Ford profit triggers record $9,300 UAW worker bonuses

Ford Motor (F) reported a strong fourth-quarter and full-year profit, enough to trigger record $9,300 profit-sharing checks for about 52,700 hourly workers. The automaker on Thursday reported net income of $1.9 billion in the fourth quarter and $7.4 billion for the year. Revenue was $40.3 billion for the quarter and $149.6 billion for the year. Pre-tax profit in the final three months was $2.6 billion, contributing to $10.8 billion for the year. The company made money in every region except South America, with new records in North America and Asia Pacific. Europe is back in the black for the first time since 2011.127575-10-ford-motor-company

“We promised a breakthrough year in 2015 and we delivered,” Ford CEO Mark Fields said in a statement. The results were not surprising as Fields announced earlier this month that an accounting change that reduces pensions costs would result in higher earnings than expected, which would trigger larger profit-sharing checks. The key figure for autoworkers is the $9.3 billion pre-tax profit earned in North America because the profit-sharing formula, negotiated with the United Auto Workers union, awards $1 for each $1 million in North American profit. That makes it $9,300 for eligible employees, before taxes, compared with checks up to $6,900 earned in 2014. The previous record amount was $8,800 based on 2013 results.

Upon ratification of the new UAW contract in the fall, Ford gave workers a $1,500 pre-payment. They will get the remaining $7,800 in mid-March. Chief Financial Officer Bob Shanks said Ford put $600 million in charges on the books in the quarter to cover the extra costs associated with the new contract.

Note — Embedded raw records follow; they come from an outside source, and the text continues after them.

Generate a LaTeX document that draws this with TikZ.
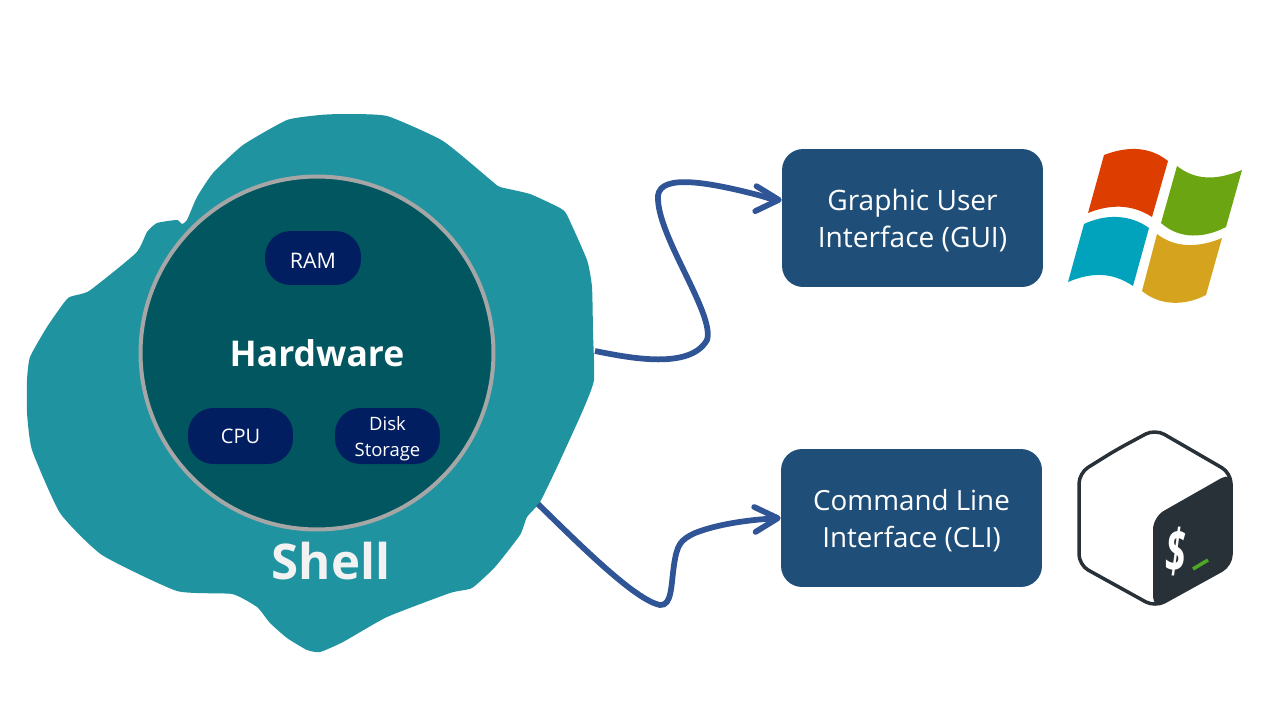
\documentclass[tikz,border=0pt]{standalone}
\usepackage{fontspec}
\setmainfont{Open Sans}
\usetikzlibrary{arrows.meta,positioning}
\definecolor{ShellTeal}{RGB}{32,147,160}
\definecolor{CoreTeal}{RGB}{2,86,95}
\definecolor{RingGray}{RGB}{166,166,166}
\definecolor{ChipBlue}{RGB}{1,31,96}
\definecolor{BoxBlue}{RGB}{31,78,121}
\definecolor{ArrowBlue}{RGB}{47,85,151}
\definecolor{ShellWhite}{RGB}{242,242,242}
\definecolor{WinRed}{RGB}{221,62,0}
\definecolor{WinGreen}{RGB}{108,165,18}
\definecolor{WinCyan}{RGB}{0,162,188}
\definecolor{WinYellow}{RGB}{214,163,30}
\definecolor{BashDark}{RGB}{41,49,56}
\definecolor{BashGreen}{RGB}{77,169,37}
\begin{document}
\begin{tikzpicture}[
  x=0.02cm,y=-0.02cm,
  chip/.style={fill=ChipBlue,rounded corners=14.5pt,text=white,align=center,
               inner sep=0pt,minimum width=2.1cm,minimum height=1.12cm},
  ifbox/.style={fill=BoxBlue,rounded corners=12pt,text=white,align=center,inner sep=0pt,
                minimum width=5.22cm,minimum height=2.76cm},
  link/.style={draw=ArrowBlue,line width=0.115cm,
               -{Straight Barb[length=0.46cm,width=0.5cm,line width=0.115cm,round]}},
]
\useasboundingbox (0,0) rectangle (1280,720);
% shell outline
\fill[ShellTeal] plot[smooth cycle,tension=0.3] coordinates {
  (320,115) (343,114) (387,116) (443,141) (493,182) (500,187) (530,194) (560,208) (567,215)
  (587,260) (592,287) (593,333) (594,380) (583,410) (558,465) (540,502) (527,517) (520,535)
  (495,567) (472,588) (450,593) (387,617) (343,642) (320,652) (307,650) (287,638) (270,623)
  (257,607) (232,594) (177,591) (102,555) (60,513) (32,450) (27,413) (27,380) (30,357)
  (47,327) (68,298) (89,291) (136,253) (147,232) (157,223) (177,220) (182,224) (187,220)
  (197,197) (213,173) (243,145) (287,120)};
\node[circle,fill=CoreTeal,draw=RingGray,line width=0.08cm,minimum size=7.06cm,inner sep=0pt,
      text=white,font=\fontsize{20.2}{24}\selectfont\bfseries] (hardware) at (317,353) {Hardware};
\node[chip,minimum width=1.92cm,minimum height=1.08cm,font=\fontsize{12.2}{15}\selectfont] (ram) at (313,258) {\rule{0pt}{11.5pt}RAM};
\node[chip,font=\fontsize{11.4}{15}\selectfont] (cpu) at (240.5,436) {CPU};
\node[chip,font=\fontsize{10.5}{14.8}\selectfont] (disk) at (387.5,436) {\rule{0pt}{11pt}Disk\\Storage};
\node[text=ShellWhite,font=\fontsize{28}{32}\selectfont\bfseries] (shell) at (331,561) {Shell};
\node[ifbox,font=\fontsize{16}{21.1}\selectfont] (gui) at (912.5,218) {\rule{0pt}{14.6pt}Graphic User\\Interface (GUI)};
\node[ifbox,font=\fontsize{15.8}{21.1}\selectfont] (cli) at (911.5,518) {\rule{0pt}{14.6pt}Command Line\\Interface (CLI)};
\coordinate (shellgui) at (595,351);
\coordinate (shellcli) at (538,504);
\draw[link] (shellgui) .. controls (630,358) and (690,370) .. (707,340)
  .. controls (715,315) and (660,240) .. (658,200)
  .. controls (655,174) and (700,180) .. (758,195)
  .. controls (765,197) and (772,199.5) .. ([yshift=0.36cm]gui.west);
\draw[link] (shellcli) .. controls (580,545) and (635,600) .. (660,605)
  .. controls (672,606) and (671,585) .. (674,565)
  .. controls (677,545) and (680,540) .. (695,533)
  .. controls (715,525) and (745,520) .. (cli.west);
% windows logo
\fill[WinRed] (1104,155) .. controls (1125,147) and (1148,145) .. (1168,161) -- (1152,217)
  .. controls (1132,204) and (1110,204) .. (1088,213) -- cycle;
\fill[WinGreen] (1177,166) .. controls (1195,180) and (1215,181) .. (1242,170) -- (1226,227)
  .. controls (1205,238) and (1180,240) .. (1161,223) -- cycle;
\fill[WinCyan] (1084,224) .. controls (1105,214) and (1130,214) .. (1149,228) -- (1133,286)
  .. controls (1112,272) and (1092,272) .. (1068,282) -- cycle;
\fill[WinYellow] (1157,234) .. controls (1175,248) and (1198,248) .. (1222,238) -- (1206,295)
  .. controls (1185,306) and (1160,306) .. (1142,291) -- cycle;
% bash logo
\draw[BashDark,line width=0.07cm,rounded corners=6pt,fill=white] (1116,450) -- (1155,429) -- (1231,473)
  -- (1231,565) -- (1155,607) -- (1079,565) -- (1079,473) -- cycle;
\fill[BashDark,rounded corners=7pt] (1153,560) -- (1153,517) -- (1232,472) -- (1232,566) -- (1153,609) -- cycle;
\node[text=white,xscale=0.62,transform shape,font=\fontsize{34}{36}\selectfont\bfseries\itshape] (dollar) at (1176,552) {\$};
\draw[BashGreen,line width=0.07cm] (1193,569) -- (1208,560);
\end{tikzpicture}
\end{document}
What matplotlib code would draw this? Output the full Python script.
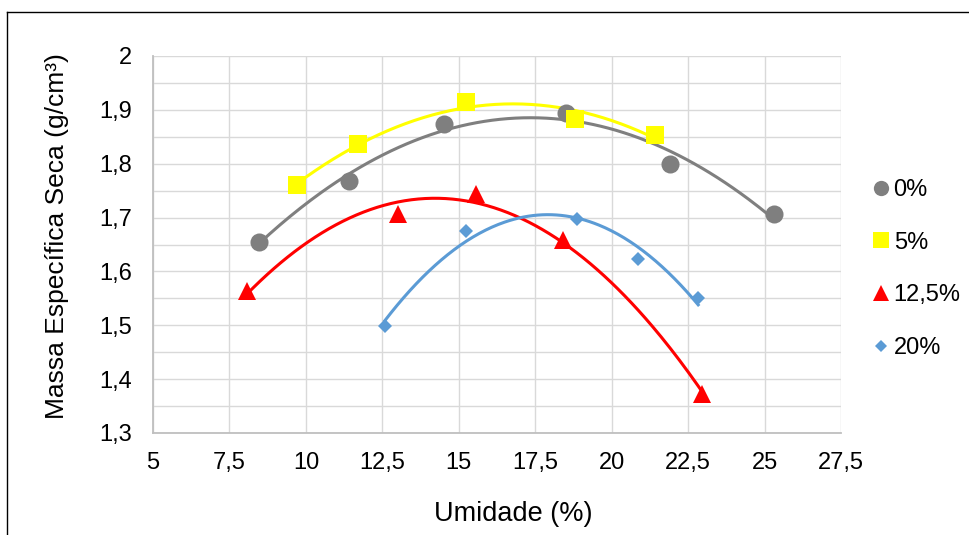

The Ford UAW payout is more than double the $4,000 in profit sharing that workers at Fiat Chrysler Automobiles will receive Feb. 19. The financial results beat Wall Street estimates for the quarter as well as the full year.

But even though Ford is fresh off its best sales year since 2000 and is working to reinvent itself as a technology company as well as an automaker, its stock has fallen about 20% over the last year and is down roughly that amount so far in 2016. Earlier this month Morgan Stanley analyst Adam Jonas told a Detroit audience that he advises investors to sell Ford shares and said there is little love for the automaker on Wall Street because there is not a positive future for traditional car companies in today’s world, where ride-sharing and autonomous driving will play key roles.